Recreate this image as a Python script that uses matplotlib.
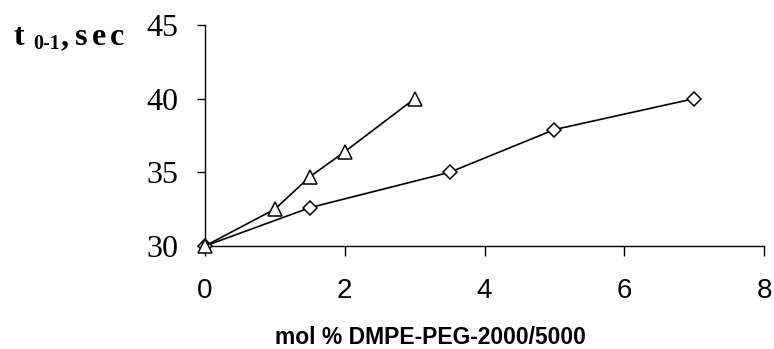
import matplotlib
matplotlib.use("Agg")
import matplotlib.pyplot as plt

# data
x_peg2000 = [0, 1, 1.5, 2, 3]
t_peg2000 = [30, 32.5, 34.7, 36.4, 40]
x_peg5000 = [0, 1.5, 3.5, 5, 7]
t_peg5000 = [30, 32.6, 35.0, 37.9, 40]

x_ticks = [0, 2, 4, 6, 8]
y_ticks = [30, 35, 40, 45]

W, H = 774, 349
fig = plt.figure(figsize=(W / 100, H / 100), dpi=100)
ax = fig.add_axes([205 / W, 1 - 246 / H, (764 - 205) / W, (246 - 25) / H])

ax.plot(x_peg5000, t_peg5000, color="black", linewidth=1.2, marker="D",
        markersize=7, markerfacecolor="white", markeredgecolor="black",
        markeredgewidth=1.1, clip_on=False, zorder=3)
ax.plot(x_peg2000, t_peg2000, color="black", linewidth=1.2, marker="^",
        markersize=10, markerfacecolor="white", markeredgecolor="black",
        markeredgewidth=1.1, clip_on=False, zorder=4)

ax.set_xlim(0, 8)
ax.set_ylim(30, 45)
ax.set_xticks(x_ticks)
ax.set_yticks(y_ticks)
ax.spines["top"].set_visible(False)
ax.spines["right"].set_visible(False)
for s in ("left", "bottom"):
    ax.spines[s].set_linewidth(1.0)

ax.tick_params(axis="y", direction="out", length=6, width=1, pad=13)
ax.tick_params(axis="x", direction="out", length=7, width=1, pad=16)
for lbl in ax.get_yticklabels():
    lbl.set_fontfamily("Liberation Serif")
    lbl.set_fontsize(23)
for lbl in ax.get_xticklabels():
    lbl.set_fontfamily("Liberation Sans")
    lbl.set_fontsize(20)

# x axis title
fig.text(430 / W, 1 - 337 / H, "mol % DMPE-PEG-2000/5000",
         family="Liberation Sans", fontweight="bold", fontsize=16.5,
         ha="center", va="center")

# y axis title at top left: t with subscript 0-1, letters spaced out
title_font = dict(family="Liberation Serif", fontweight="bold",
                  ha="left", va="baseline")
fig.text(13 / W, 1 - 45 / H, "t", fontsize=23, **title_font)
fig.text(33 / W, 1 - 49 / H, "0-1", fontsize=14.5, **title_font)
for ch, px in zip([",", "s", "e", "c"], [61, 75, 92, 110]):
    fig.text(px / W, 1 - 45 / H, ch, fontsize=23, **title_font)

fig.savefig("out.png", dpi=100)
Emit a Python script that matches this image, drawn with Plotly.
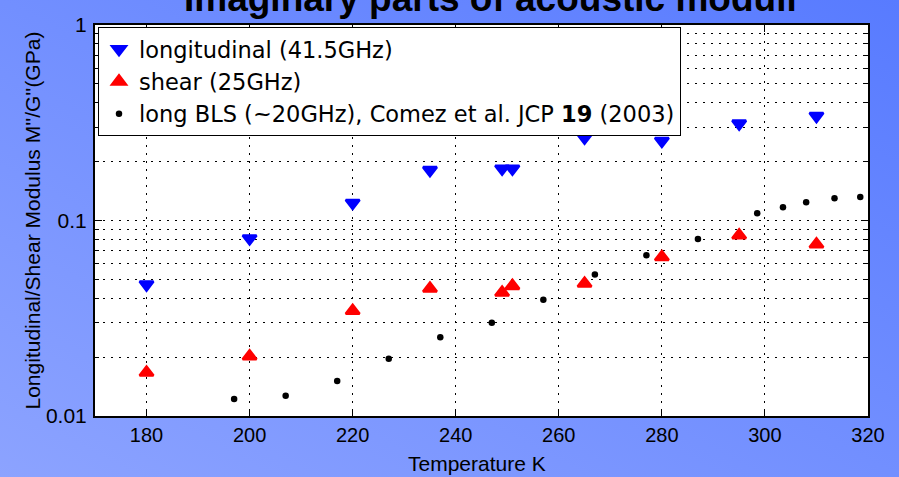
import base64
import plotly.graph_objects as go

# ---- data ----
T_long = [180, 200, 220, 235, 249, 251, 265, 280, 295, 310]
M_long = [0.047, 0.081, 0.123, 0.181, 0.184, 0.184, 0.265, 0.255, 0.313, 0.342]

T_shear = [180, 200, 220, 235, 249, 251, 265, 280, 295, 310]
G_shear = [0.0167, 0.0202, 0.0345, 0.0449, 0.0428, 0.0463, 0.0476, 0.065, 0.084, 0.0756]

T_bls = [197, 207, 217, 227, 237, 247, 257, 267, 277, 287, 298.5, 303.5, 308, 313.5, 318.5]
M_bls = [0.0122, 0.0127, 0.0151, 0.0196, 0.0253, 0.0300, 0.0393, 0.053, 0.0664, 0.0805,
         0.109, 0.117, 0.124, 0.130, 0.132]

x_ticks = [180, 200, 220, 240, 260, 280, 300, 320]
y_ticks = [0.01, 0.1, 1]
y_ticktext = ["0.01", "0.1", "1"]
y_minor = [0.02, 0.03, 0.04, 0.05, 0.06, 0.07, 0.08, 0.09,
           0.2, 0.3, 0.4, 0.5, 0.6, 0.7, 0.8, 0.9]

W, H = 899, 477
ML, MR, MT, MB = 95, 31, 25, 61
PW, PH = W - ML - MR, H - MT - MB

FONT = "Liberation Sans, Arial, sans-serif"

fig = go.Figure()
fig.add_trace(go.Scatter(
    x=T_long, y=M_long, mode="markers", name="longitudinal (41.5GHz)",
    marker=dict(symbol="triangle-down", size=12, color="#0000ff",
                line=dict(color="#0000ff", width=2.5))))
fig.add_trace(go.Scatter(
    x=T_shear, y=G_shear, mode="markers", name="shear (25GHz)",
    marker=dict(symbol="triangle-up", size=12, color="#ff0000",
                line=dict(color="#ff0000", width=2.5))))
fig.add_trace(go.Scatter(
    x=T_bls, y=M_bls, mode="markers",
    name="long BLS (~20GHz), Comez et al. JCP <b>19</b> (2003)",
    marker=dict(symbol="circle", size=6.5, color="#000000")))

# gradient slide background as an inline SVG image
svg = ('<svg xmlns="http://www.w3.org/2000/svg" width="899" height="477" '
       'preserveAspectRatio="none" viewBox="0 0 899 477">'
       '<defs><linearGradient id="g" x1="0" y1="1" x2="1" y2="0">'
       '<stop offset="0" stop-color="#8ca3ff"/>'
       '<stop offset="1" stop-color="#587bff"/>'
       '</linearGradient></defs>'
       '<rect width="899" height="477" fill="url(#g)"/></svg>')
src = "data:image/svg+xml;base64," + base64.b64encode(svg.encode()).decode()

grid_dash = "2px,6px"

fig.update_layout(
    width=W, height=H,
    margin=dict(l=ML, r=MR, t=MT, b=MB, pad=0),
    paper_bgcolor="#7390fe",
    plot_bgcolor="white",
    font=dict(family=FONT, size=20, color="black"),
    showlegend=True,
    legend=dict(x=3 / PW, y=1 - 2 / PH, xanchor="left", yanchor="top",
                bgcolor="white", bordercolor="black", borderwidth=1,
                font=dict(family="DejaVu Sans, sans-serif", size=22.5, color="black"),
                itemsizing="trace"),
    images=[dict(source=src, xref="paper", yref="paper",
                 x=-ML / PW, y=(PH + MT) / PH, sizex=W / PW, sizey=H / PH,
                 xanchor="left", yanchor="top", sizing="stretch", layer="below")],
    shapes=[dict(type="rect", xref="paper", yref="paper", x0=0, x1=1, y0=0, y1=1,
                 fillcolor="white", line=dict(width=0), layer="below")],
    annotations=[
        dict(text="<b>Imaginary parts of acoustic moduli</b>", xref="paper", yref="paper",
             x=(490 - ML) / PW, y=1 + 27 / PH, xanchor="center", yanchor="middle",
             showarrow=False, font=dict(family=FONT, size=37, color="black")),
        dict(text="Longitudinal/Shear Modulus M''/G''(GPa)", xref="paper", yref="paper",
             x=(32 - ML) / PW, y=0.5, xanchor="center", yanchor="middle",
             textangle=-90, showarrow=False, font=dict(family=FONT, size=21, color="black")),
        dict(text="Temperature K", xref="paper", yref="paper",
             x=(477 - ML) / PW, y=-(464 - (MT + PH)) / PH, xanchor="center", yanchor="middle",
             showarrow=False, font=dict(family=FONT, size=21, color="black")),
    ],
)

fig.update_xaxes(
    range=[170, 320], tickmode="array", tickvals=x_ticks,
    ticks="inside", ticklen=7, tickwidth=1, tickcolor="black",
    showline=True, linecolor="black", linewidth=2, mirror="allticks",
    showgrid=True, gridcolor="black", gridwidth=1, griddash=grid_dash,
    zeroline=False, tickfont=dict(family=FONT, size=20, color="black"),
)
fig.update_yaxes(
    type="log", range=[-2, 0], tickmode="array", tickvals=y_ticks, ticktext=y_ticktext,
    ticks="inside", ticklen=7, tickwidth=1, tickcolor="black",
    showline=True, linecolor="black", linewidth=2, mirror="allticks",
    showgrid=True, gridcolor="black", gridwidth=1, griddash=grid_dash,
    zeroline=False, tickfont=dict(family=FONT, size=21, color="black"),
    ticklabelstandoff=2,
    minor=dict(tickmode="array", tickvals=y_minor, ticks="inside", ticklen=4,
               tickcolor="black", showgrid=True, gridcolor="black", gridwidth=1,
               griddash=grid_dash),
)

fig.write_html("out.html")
****
◆ What is asked
Copy exactly the lines from the first line of the records above through the line with "y_ticks = [30, 35, 40, 45]", both included, and nothing else. Pictures stay out.

◆ Full output
Recreate this image as a Python script that uses matplotlib.
import matplotlib
matplotlib.use("Agg")
import matplotlib.pyplot as plt

# data
x_peg2000 = [0, 1, 1.5, 2, 3]
t_peg2000 = [30, 32.5, 34.7, 36.4, 40]
x_peg5000 = [0, 1.5, 3.5, 5, 7]
t_peg5000 = [30, 32.6, 35.0, 37.9, 40]

x_ticks = [0, 2, 4, 6, 8]
y_ticks = [30, 35, 40, 45]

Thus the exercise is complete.